For those who have recently started their weight loss journey, don’t be disheartened if you aren’t able to jump right into a Whole30 goal (or something similar). I’ve been on my journey for 7 years, and I’ve just reached the point I needed to be in to be successful. Now, that’s not to say it will take you 7 years, but there are steps that need to be taken to prepare your mind for such a goal.
Rid Your Life of Negative Self-Talk & Mindless Eating
Over the course of this seven years, I have battled negative self-talk (which took a long time to make part of my regular behavior) and worked on ridding my home of processed foods. When I started my journey, my time was invested in research. I have learned A LOT about the body, nutrition, exercise, and how hormones can make or break a goal. Of course, this seven years hasn’t been a non-stop journey. I had a major problem with mindless eating. I read the book French Women Don’t Get Fat, and it really helped me look at my mindless eating. I also started looking at food as “is this worth it,” which helped me just completely cut some things out.
Research and Implement
I have read a number of books on eating plans, and have identified that low carb eating is most effective since the body burns carbs before fat (I want it burning fat!). When I started this journey, I had a major carb dependency. Heller/Heller helped me a lot. I read two of their books, the one I remember the title to is The Carbohydrate Addict’s Diet – The Lifelong Solution to Yo-Yo Dieting. I read Rick Gallop’s book on The Low G. I. Diet. This helped me lose enough weight the right way to get my hormones working correctly, and I was able to get pregnant. My journey got REALLY serious after that. I realized my eating DID have a lot to do with how my body worked or didn’t work. I had always blamed PCOS on my weight gain (and it does contribute but only as part of a cycle), instead of blaming my weight for my PCOS diagnosis. My ability to have a baby totally showed me that what I put in my body was what was MOST important! It could change the diagnosis in a lot of cases.
I have consumed almost everything Lyle McDonald has written on the subject of Training the Obese Beginner. He is totally incredible! I learned more through his blog posts than throughout my entire journey! My most recent change of course was the Whole30 (which totally changed my life) and then continuing with mostly a Paleo way of eating (with some deviation, but not sizable nor consistent). I am reading It Starts With Food by Melissa and Dallas Hartwig (creators of Whole30), which has caused repeated outbursts of “ohhhhhhhhhhhh” and “wooooow I didn’t know that.” Totally awesome book!
Fitness & Accountability
I started keeping a video blog on YouTube (which has been deleted in the midst of a relapse, but I’m going to start another one) of short videos on how I felt after working out with Tony Horton’s Power90 (I really like him) and Chalene Johnson’s Turbo Jam, what I was and wasn’t able to do, which was helpful in keeping me accountable and was encouraging to others.
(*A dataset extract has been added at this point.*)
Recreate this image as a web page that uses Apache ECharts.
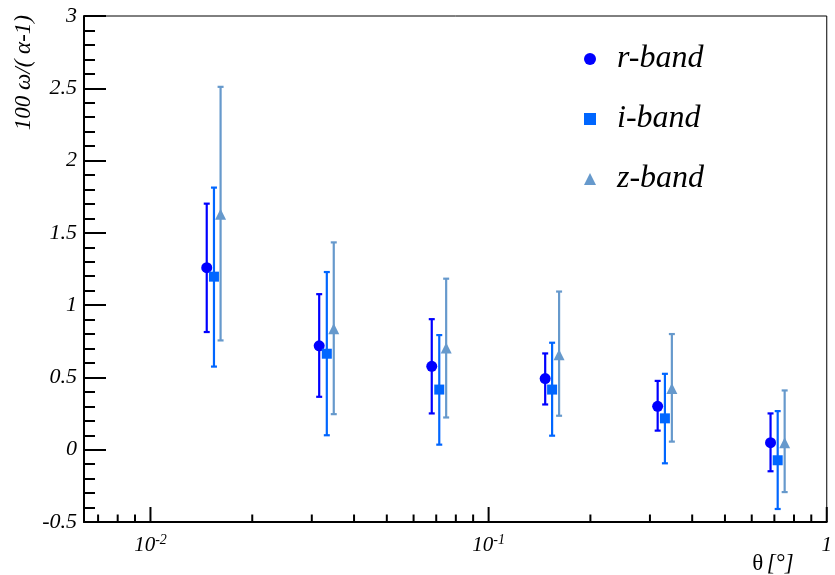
<!DOCTYPE html>
<html>
<head>
<meta charset="utf-8">
<script src="https://cdn.jsdelivr.net/npm/echarts@6/dist/echarts.min.js"></script>
<style>html,body{margin:0;padding:0;background:#fff;}#c{width:835px;height:575px;}</style>
</head>
<body>
<div id="c"></div>
<script>
// ---- data ----
var bandNames = ['r-band', 'i-band', 'z-band'];
var rTheta = [0.01467, 0.03155, 0.0679, 0.1470, 0.3162, 0.682];
var rValue = [1.259, 0.719, 0.577, 0.492, 0.300, 0.049];
var rLow   = [0.814, 0.366, 0.251, 0.313, 0.132, -0.149];
var rHigh  = [1.702, 1.076, 0.903, 0.666, 0.476, 0.251];

var iTheta = [0.01541, 0.03323, 0.07146, 0.1541, 0.3322, 0.716];
var iValue = [1.197, 0.664, 0.416, 0.416, 0.217, -0.073];
var iLow   = [0.575, 0.100, 0.035, 0.097, -0.094, -0.410];
var iHigh  = [1.813, 1.229, 0.793, 0.740, 0.525, 0.267];

var zTheta = [0.01612, 0.03484, 0.0749, 0.1616, 0.3483, 0.7508];
var zValue = [1.629, 0.837, 0.704, 0.657, 0.423, 0.049];
var zLow   = [0.756, 0.246, 0.223, 0.235, 0.056, -0.293];
var zHigh  = [2.510, 1.434, 1.183, 1.094, 0.800, 0.410];

var xMajorTicks = [0.01, 0.1, 1];
var xMinorTicks = [0.007, 0.008, 0.009, 0.02, 0.03, 0.04, 0.05, 0.06, 0.07, 0.08, 0.09,
                   0.2, 0.3, 0.4, 0.5, 0.6, 0.7, 0.8, 0.9];
var yTickLabels = ['-0.5', '0', '0.5', '1', '1.5', '2', '2.5', '3'];

// ---- styling ----
var colors = ['#0000ff', '#0066ff', '#6699cc'];
var symbols = ['circle', 'rect', 'triangle'];
var symbolSizes = [11, 10, 11];
var serif = '"Liberation Serif", "DejaVu Serif", serif';

function zip(a, b) { return a.map(function (v, k) { return [v, b[k]]; }); }
function zip3(a, b, c) { return a.map(function (v, k) { return [v, b[k], c[k]]; }); }

var bands = [
  { theta: rTheta, value: rValue, low: rLow, high: rHigh },
  { theta: iTheta, value: iValue, low: iLow, high: iHigh },
  { theta: zTheta, value: zValue, low: zLow, high: zHigh }
];

var series = [];
bands.forEach(function (b, k) {
  series.push({
    type: 'custom',
    name: bandNames[k] + '-err',
    data: zip3(b.theta, b.low, b.high),
    encode: { x: 0, y: [1, 2] },
    z: 2,
    clip: false,
    renderItem: function (params, api) {
      var x = api.value(0);
      var top = api.coord([x, api.value(2)]);
      var bot = api.coord([x, api.value(1)]);
      var c = colors[k];
      var hw = 3;
      return {
        type: 'group',
        children: [
          { type: 'line', shape: { x1: top[0], y1: top[1], x2: bot[0], y2: bot[1] }, style: { stroke: c, lineWidth: 2.2 } },
          { type: 'line', shape: { x1: top[0] - hw, y1: top[1], x2: top[0] + hw, y2: top[1] }, style: { stroke: c, lineWidth: 2.2 } },
          { type: 'line', shape: { x1: bot[0] - hw, y1: bot[1], x2: bot[0] + hw, y2: bot[1] }, style: { stroke: c, lineWidth: 2.2 } }
        ]
      };
    }
  });
});
bands.forEach(function (b, k) {
  series.push({
    type: 'scatter',
    name: bandNames[k],
    data: zip(b.theta, b.value),
    symbol: symbols[k],
    symbolSize: symbolSizes[k],
    itemStyle: { color: colors[k], opacity: 1 },
    z: 3
  });
});

// x axis ticks (decades and 2..9 subdivisions)
var xTickData = xMajorTicks.map(function (v) { return [v, 1]; })
  .concat(xMinorTicks.map(function (v) { return [v, 0]; }));
series.push({
  type: 'custom',
  name: 'xticks',
  data: xTickData,
  encode: { x: 0 },
  z: 5,
  clip: false,
  silent: true,
  renderItem: function (params, api) {
    var p = api.coord([api.value(0), -0.5]);
    var len = api.value(1) ? 15 : 7.5;
    return { type: 'line', shape: { x1: p[0], y1: p[1], x2: p[0], y2: p[1] - len }, style: { stroke: '#000', lineWidth: 2 } };
  }
});

var chart = echarts.init(document.getElementById('c'), null, { renderer: 'canvas' });
chart.setOption({
  animation: false,
  backgroundColor: '#fff',
  grid: { left: 84, right: 5, top: 16, bottom: 51, show: true, borderColor: '#000', borderWidth: 1, containLabel: false },
  legend: {
    orient: 'vertical',
    left: 579,
    top: 36,
    itemWidth: 12,
    itemHeight: 12,
    itemGap: 24,
    data: bandNames.map(function (n, k) { return { name: n, icon: symbols[k] }; }),
    textStyle: { fontFamily: serif, fontStyle: 'italic', fontSize: 32, lineHeight: 36, color: '#000', padding: [0, 0, 0, 16] }
  },
  xAxis: {
    type: 'log',
    logBase: 10,
    min: 0.00636,
    max: 1,
    splitLine: { show: false },
    axisTick: { show: false },
    minorTick: { show: false },
    axisLine: { onZero: false, lineStyle: { color: '#000', width: 2 } },
    name: '{u|θ} {i|[°]}',
    nameLocation: 'end',
    nameGap: -33,
    nameTextStyle: {
      align: 'right', verticalAlign: 'top', padding: [30, 0, 0, 0],
      rich: {
        u: { fontFamily: serif, fontSize: 23, color: '#000' },
        i: { fontFamily: serif, fontStyle: 'italic', fontSize: 23, color: '#000' }
      }
    },
    axisLabel: {
      margin: 11,
      showMinLabel: true,
      showMaxLabel: true,
      formatter: function (v) {
        var e = Math.log10(v);
        if (Math.abs(e - Math.round(e)) > 1e-6) return '';
        e = Math.round(e);
        if (e === 0) return '{b|1}';
        return '{b|10}{s|' + e + '}';
      },
      rich: {
        b: { fontFamily: serif, fontStyle: 'italic', fontSize: 21, color: '#000', lineHeight: 24 },
        s: { fontFamily: serif, fontStyle: 'italic', fontSize: 14, color: '#000', verticalAlign: 'top', lineHeight: 12 }
      }
    }
  },
  yAxis: {
    type: 'value',
    min: -0.5,
    max: 3,
    interval: 0.5,
    splitLine: { show: false },
    axisLine: { lineStyle: { color: '#000', width: 2 } },
    axisTick: { inside: true, length: 22, lineStyle: { color: '#000', width: 2 } },
    minorTick: { show: true, splitNumber: 5, length: 11, lineStyle: { color: '#000', width: 2 } },
    axisLabel: {
      margin: 7,
      fontFamily: serif, fontStyle: 'italic', fontSize: 22, color: '#000',
      formatter: function (v) {
        var idx = Math.round((v + 0.5) / 0.5);
        return yTickLabels[idx] !== undefined ? yTickLabels[idx] : String(v);
      }
    },
    name: '100 ω/( α-1)',
    nameLocation: 'end',
    nameRotate: 90,
    nameGap: 1,
    nameTextStyle: {
      fontFamily: serif, fontStyle: 'italic', fontSize: 23, color: '#000',
      align: 'right', verticalAlign: 'bottom', padding: [0, 0, 49, 0]
    }
  },
  series: series
});
</script>
</body>
</html>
Now, my fitness program is all conclusive. I am a member at Curves where I get cardio, strength training and the accountability of an awesome coach–along with an awesome support group of other ladies pursuing the same goal of great health.
Turning Meltdowns into Behavior Modification Plans
This is just an abbreviated version of my journey. There’s been a lot of crying, screaming, cussing, throwing brushes at mirrors in self-hate (I’m just being honest), binging because of clothes not fitting (as if that was going to help at all), did I say crying??? Yeah, it’s not been a fun road, but with each of these meltdowns, I have been able to use my psychology and behavior analysis education/background to talk myself through it. Cool down. Realize that I made choices to get here, which means that I can make choices to get back to where I want to be, and develop a plan for getting there. I realize not everyone has this education and background, which is one reason I’m writing this blog. I’d be happy to help you with a plan if you find you need help. Just comment, and we’ll exchange email addresses.
Plans are just plans, though. They aren’t to be rigid. They should be living, which means that they should change with you as your life changes. As my behavior modification plans for myself began to change to meet the new challenges in my life and as I implemented the new knowledge I had acquired, I started seeing success. I’ve reached goals and blown right past them. I have started making what I have learned a part of my everyday living instead of doing it for only a time and going back to the way I once lived.
Make a Permanent Place for Success
Making a home for success in my life is what I have done. I have always treated it like a visitor in the past. It came and then it would go. I don’t want success to be a visitor. I want to maintain the healthy behaviors that I have learned and implemented. They are here to stay, and now, are also a part of the way I run my home kitchen for my family. Success is a permanent part of my family now!
Have you been able to maintain the healthy behaviors you’ve been trying to add to your life? What has worked for you?